As usual, when I struggle with a word I look up the definition to see if I missed something. Maybe there’s a hidden clue in some form of the word. This one was very simple, no hidden clues: Elated means ecstatically happy. Then I thought to myself, how long has it been since I’ve felt ecstatically happy? I couldn’t remember the last time I felt that way in recent years. I had to go back further and dig deep to get in touch with those “elated” feelings.

Week 33: Elated

Happiness is the Feul of Life

I felt elated when my children were born and as I cared for them and watched them grow up. My family has always been my primary source of joy. I also felt elated when I traveled to new places and learned new things.

I’ve felt very happy about many things, but elated sounds like over and above everyday happiness. For me, the joy of everyday beauty and goodness is what keeps me going. If I couldn’t see the beauty in little things like my plants, my pets, the natural environment, and even the weather, then I would be an unhappy person. If I couldn’t see the goodness in the smile of a stranger, the service of a store clerk or other workers, or the kindness of everyday interactions between people, I would be a depressed person.

So I am grateful and happy in general. But perhaps life needs some moments of ecstacy as well. That feeling of having reached the mountian top, or experiencing a rare or profound moment of pure joy. I felt this way the first (and only) time I went scuba diving at a shipwreck in the Carribbean, 70 feet down. But if I did that every day, or as a profession, would I continue to feel elated every time?

Joining the Highlights and Shadows

I think it wouldn’t be natural to feel elated every day, but it is important to have those moments in life.

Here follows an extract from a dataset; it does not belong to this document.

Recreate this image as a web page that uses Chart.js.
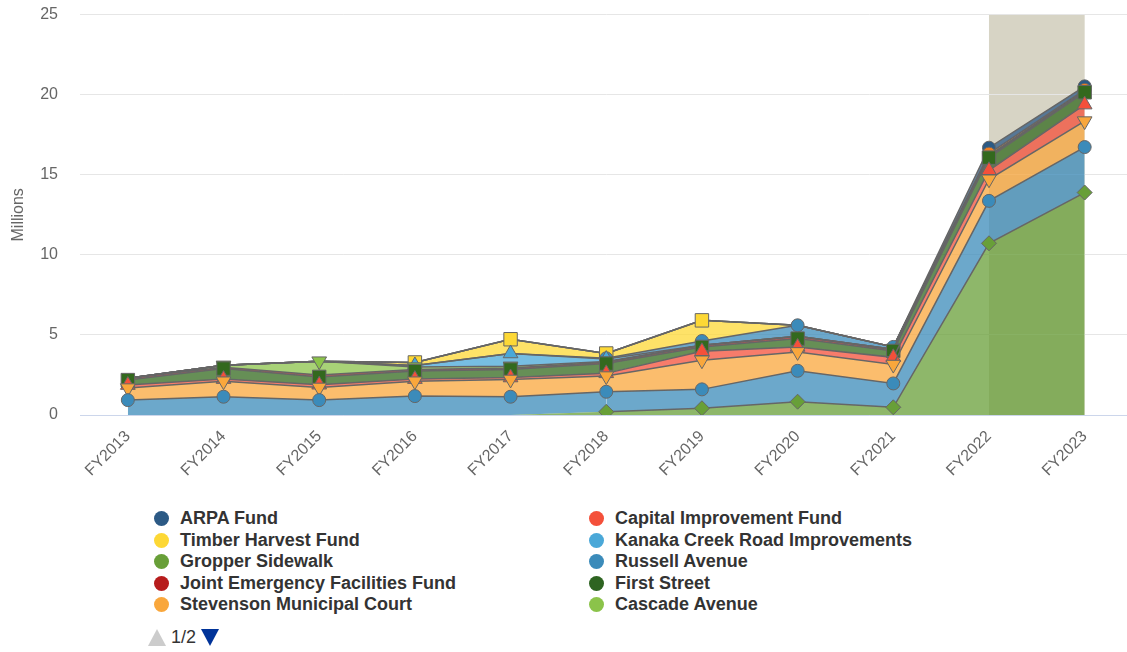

In art, highlights and shadows are important to a composition. So too in life, the ups and downs keep propelling us forward. Our challenges keep us searching for answers while our moments of elation keep us believing it’s all worth it. Between those two extremes life and art appear in many shades, colors and forms. All that is in between the highlights and shadows is day to day life. Happiness and saddness and everything in the middle runs the expanse from elation to despair.

To make a beautiful composition in art we use all the elements of color, form, value, texture and contrast in endlessly creative ways. We bring all the elements and tools together with our heart and mind to express something that pleases us. I think of life as a work of art. We are constantly striving to use all of our mental, emotional and physical resources to create a life that has value and meaning to us.

Week 34: Joining

With these thoughts I worked on week 34: “Joining”. I thought about people joining together to accomplish things and about bridges joining places and people across an expanse. These things have meaning to me. I’ve spent my life working with people to build metaphorical bridges between races, cultures and philosophies for the sake of world peace. Even my marriage created a kind of bridge across the world.

Joining Hearts Means the Most to Me

“Joining” also makes me think of love, family and friends – the joining of lives in loving relationships. There is a joining of generations and experiences that lead to something new. Sometimes I also even feel a quiet sense of elation when I can bring together my life experience with my creative aspirations and express what’s in my heart.